6. In a small bowl, add the cream and 2 t of flour together to form a slurry. Pour this into the pan with the skillet and stir to combine. turn your heat down to low-medium and allow things to simmer for 7-10 minutes...until the gravy thickens more and all the meat is completely cooked.

7. Remove the pan from the heat. Remember the gravy will thicken as it stands. Portion over a bed of grits or rice (again, slight judgement for the rice).


Cheesy grits
Serves 3ish

1 1/2 cup water
1 1/2 cup milk (cow's milk, coconut or almond milk don't work well here)
3/4 cup quick cooking grits
2 T butter
salt
3/4 cup white cheddar
2 T heavy cream
black pepper

Directions

(This can be done virtually at the same time as you are cooking the first recipe so they finish at the same time)

1. In a medium sized pot, bring the water and milk to a boil. Add a pink of salt and the grits to the boiling liquid.

2. Reduce the heat to low-medium! (Super important that the heat isn't too high!) Simmer for 15 minutes. Some grits will stick to the pot...just get over it...as long as they don't scortch, which shouldn't happen if the heat is low enough.

3. At this point in the previous recipe, you should be at step 4. In this recipe, you are going to remove the grits from the heat, and stir in the cheese, cream and butter. Sprinkle lightly with black pepper (you can also use white pepper).
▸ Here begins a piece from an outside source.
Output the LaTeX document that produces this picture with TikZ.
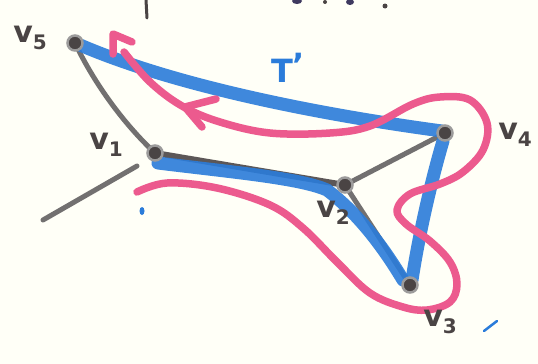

4. Cover the grits to avoid a skin until you are ready to serve them. They can be made the day before and reheated beautifully with some additional cream. For this meal, you want to finish the Andouille Sasage + Shrimp last.

Notes

Remember hot grits are very sticky, so be careful when giving them to children as burns can occur.

To complete the meal, you could serve with Tomato-okra gumbo/soup or some collard greens (kale also works)

The veggies will pretty much dissolve into nothing by the time the first dish is done because of all cooking, but don't worry...you still get some of the nutrients from them!

This is a cold beer and creamy dessert sort of meal, you need things that will counter balance the spicy, hot food.

G2F Update

After a month or so of going G2F (gluten/grain free), I realized I felt worse, phyiscally, than I ever had. Nearly constant nausea, headache, and general lack of vibrancy. I lost no weight, no inches (though every "expert" claims you lose 5-10 lbs within the first few weeks). I tried the lifestyle change, because I'd been feeling fatigued and sore for months, and I wanted to see if it would help. I didn't do the best job of controling the experiment, since I also started jogging again after a year-long break from it. Needless to say, I am sore less often, and when I am sore it's usually because I really pushed myself during my jog or because I haven't gone in a couple of days. I did trim off a few pounds when I exercised more, and I've had more tone, which is nice. All this to say, going G2F may work for some, but from my perspective, it's only truly effective for those who actually have a real sensitivity to gluent. G2F living is great for carb control, and does encourage you to consume more vegetables, so it can help those who tend not to get enough fiber and other key nutrients. All in all, I will incorporate grains/gluten back into my diet, but in much lower amounts. I will occasionally indulge in intentionally G2F meals, sides, and treats, but they will not comprise the bulk of my diet. It's all about balance and moderation, not restriction and deprivation. It does not make you a better person because you only allow yourself to have one homegrown, organic, free range, cage free, grass-fed, natural, local, gluten-cholesterol-trans fat free kale leaf every other day (certainly doesn't make you healthy).